**TASK STATEMENT:** Repeat the material below word for word and leave out all pictures.

'''

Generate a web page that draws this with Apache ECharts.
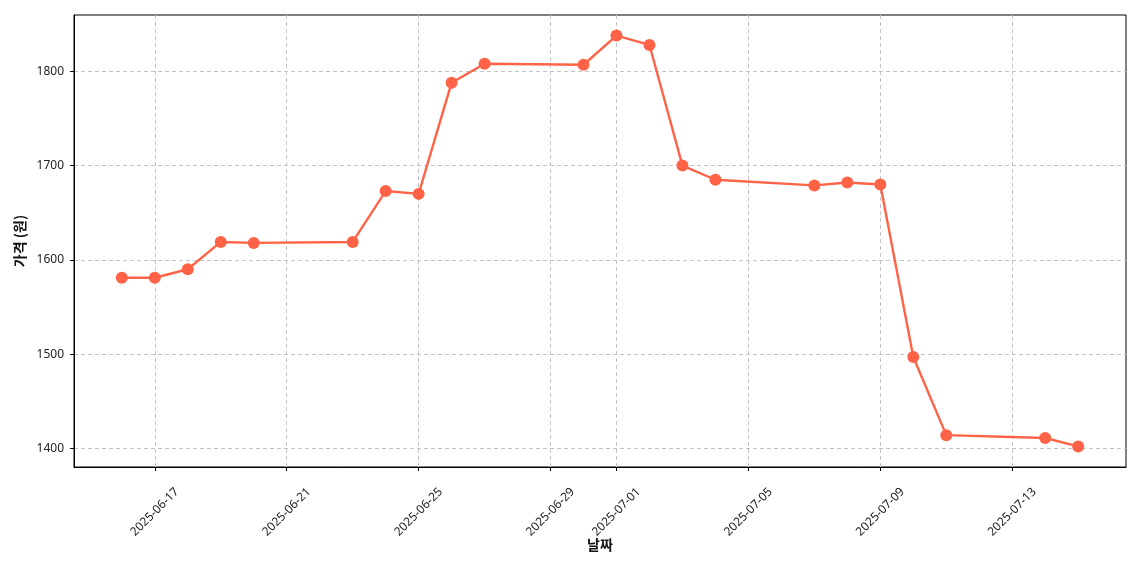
<!DOCTYPE html>
<html>
<head>
<meta charset="utf-8">
<script src="https://cdn.jsdelivr.net/npm/echarts@6/dist/echarts.min.js"></script>
<style>
html,body{margin:0;padding:0;background:#fff;}
#c{width:1140px;height:570px;}
</style>
</head>
<body>
<div id="c"></div>
<script>
// ---- data ----
const dates = ['2025-06-16','2025-06-17','2025-06-18','2025-06-19','2025-06-20','2025-06-23','2025-06-24','2025-06-25','2025-06-26','2025-06-27','2025-06-30','2025-07-01','2025-07-02','2025-07-03','2025-07-04','2025-07-07','2025-07-08','2025-07-09','2025-07-10','2025-07-11','2025-07-14','2025-07-15'];
const prices = [1581,1581,1590,1619,1618,1619,1673,1670,1788,1808,1807,1838,1828,1700,1685,1679,1682,1680,1497,1414,1411,1402];
const xTickLabels = ['2025-06-17','2025-06-21','2025-06-25','2025-06-29','2025-07-01','2025-07-05','2025-07-09','2025-07-13'];
const yTickValues = [1400,1500,1600,1700,1800];
const xLabel = '날짜';
const yLabel = '가격 (원)';

// day number (days since 1970-01-01 UTC)
function dayNum(s){ const p = s.split('-').map(Number); return Date.UTC(p[0], p[1]-1, p[2]) / 86400000; }
function fmt(v){ const d = new Date(Math.round(v) * 86400000); const m = String(d.getUTCMonth()+1).padStart(2,'0'); const dd = String(d.getUTCDate()).padStart(2,'0'); return d.getUTCFullYear()+'-'+m+'-'+dd; }

const xs = dates.map(dayNum);
const xSpan = xs[xs.length-1] - xs[0];
const xMin = xs[0] - xSpan*0.05, xMax = xs[xs.length-1] + xSpan*0.05;
const yLo = Math.min(...prices), yHi = Math.max(...prices);
const ySpan = yHi - yLo;
const yMin = yLo - ySpan*0.05, yMax = yHi + ySpan*0.05;
const xTickVals = xTickLabels.map(dayNum);

const chart = echarts.init(document.getElementById('c'), null, {renderer:'canvas'});
const tickFont = {fontFamily:'"Noto Sans", "Noto Sans CJK KR", sans-serif', fontSize:12, color:'#222'};
chart.setOption({
  animation:false,
  backgroundColor:'#fff',
  grid:{left:74, right:14, top:15, bottom:103, show:true, borderColor:'#000', borderWidth:1, backgroundColor:'transparent'},
  xAxis:{
    type:'value', min:xMin, max:xMax,
    name:xLabel, nameLocation:'middle', nameGap:71, nameMoveOverlap:false,
    nameTextStyle:{fontFamily:'"Noto Sans CJK KR", sans-serif', fontSize:14, fontWeight:'bold', color:'#111'},
    axisLine:{show:true, onZero:false, lineStyle:{color:'#000', width:1}},
    axisTick:{show:true, inside:false, length:4, lineStyle:{color:'#000'}, customValues:xTickVals},
    axisLabel:Object.assign({customValues:xTickVals, rotate:45, margin:45, align:'center', verticalAlign:'middle', formatter:function(v){return fmt(v);}, hideOverlap:false}, tickFont),
    splitLine:{show:true, lineStyle:{color:'#c4c4c4', type:[4,3], width:1}}
  },
  yAxis:{
    type:'value', min:yMin, max:yMax,
    name:yLabel, nameLocation:'middle', nameGap:47, nameRotate:90, nameMoveOverlap:false,
    nameTextStyle:{fontFamily:'"Noto Sans CJK KR", sans-serif', fontSize:14, fontWeight:'bold', color:'#111'},
    axisLine:{show:true, onZero:false, lineStyle:{color:'#000', width:1}},
    axisTick:{show:true, length:4, lineStyle:{color:'#000'}, customValues:yTickValues},
    axisLabel:Object.assign({customValues:yTickValues, margin:10, formatter:function(v){return String(v);}}, tickFont),
    splitLine:{show:true, lineStyle:{color:'#c4c4c4', type:[4,3], width:1}}
  },
  series:[{
    type:'line',
    data:xs.map((x,i)=>[x, prices[i]]),
    symbol:'circle', symbolSize:12,
    lineStyle:{color:'#FF6347', width:2.4},
    itemStyle:{color:'#FF6347'},
    showAllSymbol:true
  }]
});
</script>
</body>
</html>
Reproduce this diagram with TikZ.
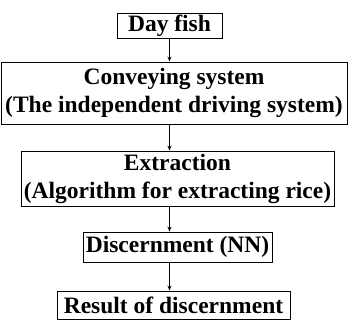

'''

**TASK SOLUTION:**
Generate a web page that draws this with Apache ECharts.
<!DOCTYPE html>
<html>
<head>
<meta charset="utf-8">
<script src="https://cdn.jsdelivr.net/npm/echarts@6/dist/echarts.min.js"></script>
<style>
html,body{margin:0;padding:0;background:#fff;}
#c{width:1140px;height:570px;}
</style>
</head>
<body>
<div id="c"></div>
<script>
// ---- data ----
const dates = ['2025-06-16','2025-06-17','2025-06-18','2025-06-19','2025-06-20','2025-06-23','2025-06-24','2025-06-25','2025-06-26','2025-06-27','2025-06-30','2025-07-01','2025-07-02','2025-07-03','2025-07-04','2025-07-07','2025-07-08','2025-07-09','2025-07-10','2025-07-11','2025-07-14','2025-07-15'];
const prices = [1581,1581,1590,1619,1618,1619,1673,1670,1788,1808,1807,1838,1828,1700,1685,1679,1682,1680,1497,1414,1411,1402];
const xTickLabels = ['2025-06-17','2025-06-21','2025-06-25','2025-06-29','2025-07-01','2025-07-05','2025-07-09','2025-07-13'];
const yTickValues = [1400,1500,1600,1700,1800];
const xLabel = '날짜';
const yLabel = '가격 (원)';

// day number (days since 1970-01-01 UTC)
function dayNum(s){ const p = s.split('-').map(Number); return Date.UTC(p[0], p[1]-1, p[2]) / 86400000; }
function fmt(v){ const d = new Date(Math.round(v) * 86400000); const m = String(d.getUTCMonth()+1).padStart(2,'0'); const dd = String(d.getUTCDate()).padStart(2,'0'); return d.getUTCFullYear()+'-'+m+'-'+dd; }

const xs = dates.map(dayNum);
const xSpan = xs[xs.length-1] - xs[0];
const xMin = xs[0] - xSpan*0.05, xMax = xs[xs.length-1] + xSpan*0.05;
const yLo = Math.min(...prices), yHi = Math.max(...prices);
const ySpan = yHi - yLo;
const yMin = yLo - ySpan*0.05, yMax = yHi + ySpan*0.05;
const xTickVals = xTickLabels.map(dayNum);

const chart = echarts.init(document.getElementById('c'), null, {renderer:'canvas'});
const tickFont = {fontFamily:'"Noto Sans", "Noto Sans CJK KR", sans-serif', fontSize:12, color:'#222'};
chart.setOption({
  animation:false,
  backgroundColor:'#fff',
  grid:{left:74, right:14, top:15, bottom:103, show:true, borderColor:'#000', borderWidth:1, backgroundColor:'transparent'},
  xAxis:{
    type:'value', min:xMin, max:xMax,
    name:xLabel, nameLocation:'middle', nameGap:71, nameMoveOverlap:false,
    nameTextStyle:{fontFamily:'"Noto Sans CJK KR", sans-serif', fontSize:14, fontWeight:'bold', color:'#111'},
    axisLine:{show:true, onZero:false, lineStyle:{color:'#000', width:1}},
    axisTick:{show:true, inside:false, length:4, lineStyle:{color:'#000'}, customValues:xTickVals},
    axisLabel:Object.assign({customValues:xTickVals, rotate:45, margin:45, align:'center', verticalAlign:'middle', formatter:function(v){return fmt(v);}, hideOverlap:false}, tickFont),
    splitLine:{show:true, lineStyle:{color:'#c4c4c4', type:[4,3], width:1}}
  },
  yAxis:{
    type:'value', min:yMin, max:yMax,
    name:yLabel, nameLocation:'middle', nameGap:47, nameRotate:90, nameMoveOverlap:false,
    nameTextStyle:{fontFamily:'"Noto Sans CJK KR", sans-serif', fontSize:14, fontWeight:'bold', color:'#111'},
    axisLine:{show:true, onZero:false, lineStyle:{color:'#000', width:1}},
    axisTick:{show:true, length:4, lineStyle:{color:'#000'}, customValues:yTickValues},
    axisLabel:Object.assign({customValues:yTickValues, margin:10, formatter:function(v){return String(v);}}, tickFont),
    splitLine:{show:true, lineStyle:{color:'#c4c4c4', type:[4,3], width:1}}
  },
  series:[{
    type:'line',
    data:xs.map((x,i)=>[x, prices[i]]),
    symbol:'circle', symbolSize:12,
    lineStyle:{color:'#FF6347', width:2.4},
    itemStyle:{color:'#FF6347'},
    showAllSymbol:true
  }]
});
</script>
</body>
</html>
Reproduce this diagram with TikZ.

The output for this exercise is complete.